Input
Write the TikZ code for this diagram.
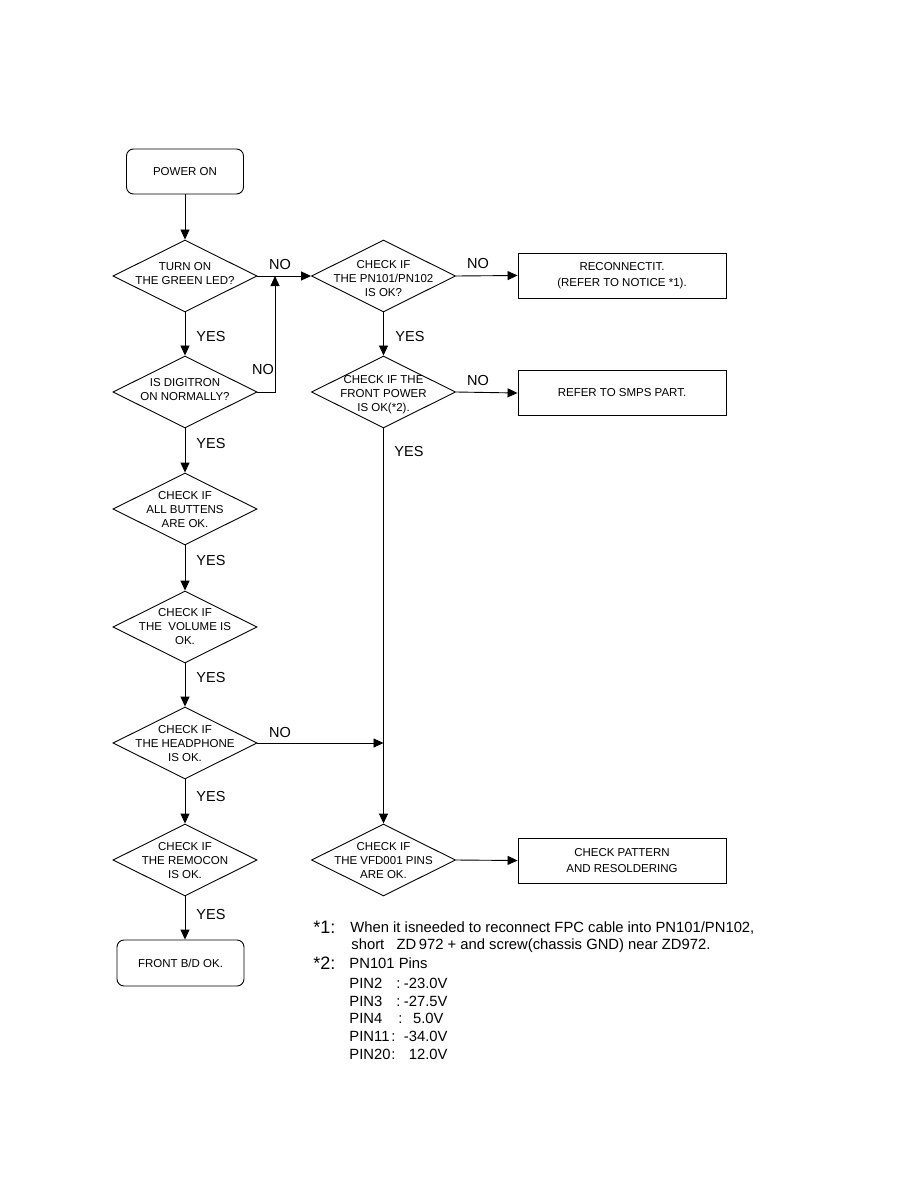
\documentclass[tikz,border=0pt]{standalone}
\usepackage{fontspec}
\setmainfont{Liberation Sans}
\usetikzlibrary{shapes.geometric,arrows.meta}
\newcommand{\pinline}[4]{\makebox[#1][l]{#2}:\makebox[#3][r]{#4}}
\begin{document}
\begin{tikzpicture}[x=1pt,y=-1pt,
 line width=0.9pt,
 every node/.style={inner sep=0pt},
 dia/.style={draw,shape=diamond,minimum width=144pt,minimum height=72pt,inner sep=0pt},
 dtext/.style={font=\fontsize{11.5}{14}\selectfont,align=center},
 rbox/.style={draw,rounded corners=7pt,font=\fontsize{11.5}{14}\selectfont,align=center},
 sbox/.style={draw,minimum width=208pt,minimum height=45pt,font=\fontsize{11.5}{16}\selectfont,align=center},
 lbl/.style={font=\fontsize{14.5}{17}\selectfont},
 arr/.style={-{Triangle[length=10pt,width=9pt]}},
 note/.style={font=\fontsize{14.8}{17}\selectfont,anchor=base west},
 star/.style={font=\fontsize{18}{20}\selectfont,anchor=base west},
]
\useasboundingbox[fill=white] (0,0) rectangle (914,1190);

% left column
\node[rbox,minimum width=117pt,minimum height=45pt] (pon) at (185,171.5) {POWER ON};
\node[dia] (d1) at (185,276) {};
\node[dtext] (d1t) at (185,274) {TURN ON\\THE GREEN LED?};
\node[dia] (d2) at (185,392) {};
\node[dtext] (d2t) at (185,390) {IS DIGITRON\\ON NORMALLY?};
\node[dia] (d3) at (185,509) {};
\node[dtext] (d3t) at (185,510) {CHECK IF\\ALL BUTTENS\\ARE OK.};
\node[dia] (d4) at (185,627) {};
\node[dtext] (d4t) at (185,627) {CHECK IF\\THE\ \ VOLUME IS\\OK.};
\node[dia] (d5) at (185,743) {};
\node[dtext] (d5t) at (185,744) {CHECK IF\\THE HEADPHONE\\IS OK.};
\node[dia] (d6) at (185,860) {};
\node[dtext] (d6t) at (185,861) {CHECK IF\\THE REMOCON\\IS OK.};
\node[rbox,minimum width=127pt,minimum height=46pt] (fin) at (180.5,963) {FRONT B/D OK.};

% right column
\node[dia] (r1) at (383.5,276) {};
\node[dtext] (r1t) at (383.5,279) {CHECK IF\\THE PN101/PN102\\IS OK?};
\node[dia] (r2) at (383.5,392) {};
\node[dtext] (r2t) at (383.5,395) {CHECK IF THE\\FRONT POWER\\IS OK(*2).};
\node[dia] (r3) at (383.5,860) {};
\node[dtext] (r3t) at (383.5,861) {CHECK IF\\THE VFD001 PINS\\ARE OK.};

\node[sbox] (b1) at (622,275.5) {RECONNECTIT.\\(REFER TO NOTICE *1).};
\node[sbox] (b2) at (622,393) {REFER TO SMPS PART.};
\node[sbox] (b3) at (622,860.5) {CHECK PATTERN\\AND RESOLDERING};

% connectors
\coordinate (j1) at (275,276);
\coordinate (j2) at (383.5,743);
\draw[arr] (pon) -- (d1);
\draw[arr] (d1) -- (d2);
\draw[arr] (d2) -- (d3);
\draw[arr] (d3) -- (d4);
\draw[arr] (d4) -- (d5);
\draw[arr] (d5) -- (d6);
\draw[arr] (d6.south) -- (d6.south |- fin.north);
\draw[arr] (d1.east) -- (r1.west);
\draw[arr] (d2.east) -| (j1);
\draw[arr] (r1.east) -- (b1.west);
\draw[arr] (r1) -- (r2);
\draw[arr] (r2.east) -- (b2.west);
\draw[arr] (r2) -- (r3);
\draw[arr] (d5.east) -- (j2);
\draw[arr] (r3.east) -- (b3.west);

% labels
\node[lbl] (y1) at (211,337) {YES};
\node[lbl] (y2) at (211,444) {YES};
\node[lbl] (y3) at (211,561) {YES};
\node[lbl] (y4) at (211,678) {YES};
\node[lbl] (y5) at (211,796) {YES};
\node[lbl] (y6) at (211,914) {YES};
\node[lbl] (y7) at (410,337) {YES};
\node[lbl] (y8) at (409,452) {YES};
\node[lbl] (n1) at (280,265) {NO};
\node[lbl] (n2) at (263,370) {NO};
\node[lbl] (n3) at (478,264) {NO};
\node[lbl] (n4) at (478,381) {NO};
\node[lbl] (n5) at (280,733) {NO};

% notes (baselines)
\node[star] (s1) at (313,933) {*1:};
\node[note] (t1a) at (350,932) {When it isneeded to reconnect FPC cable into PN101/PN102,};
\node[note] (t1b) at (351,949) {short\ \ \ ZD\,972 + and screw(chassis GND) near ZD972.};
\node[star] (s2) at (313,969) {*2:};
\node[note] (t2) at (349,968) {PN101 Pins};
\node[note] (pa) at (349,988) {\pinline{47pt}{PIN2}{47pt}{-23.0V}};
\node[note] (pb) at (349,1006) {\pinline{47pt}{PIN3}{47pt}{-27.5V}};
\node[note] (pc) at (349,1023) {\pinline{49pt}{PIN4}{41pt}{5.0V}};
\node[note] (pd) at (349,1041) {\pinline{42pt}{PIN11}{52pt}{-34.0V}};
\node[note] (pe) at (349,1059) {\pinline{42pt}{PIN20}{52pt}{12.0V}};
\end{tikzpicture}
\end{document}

--

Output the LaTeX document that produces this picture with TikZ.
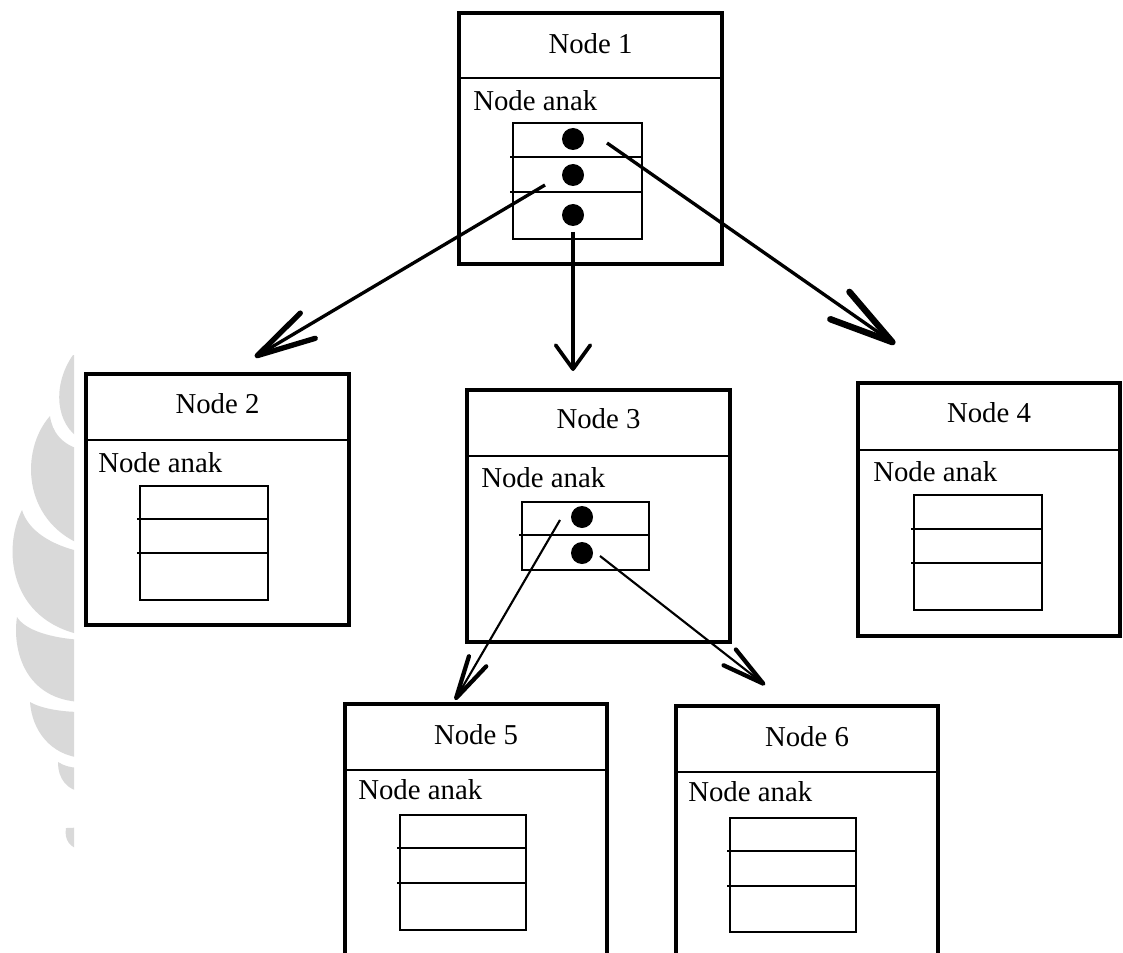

Work required
Each line that has the word "this" should be copied.

Task result
Write the TikZ code for this diagram.
Output the LaTeX document that produces this picture with TikZ.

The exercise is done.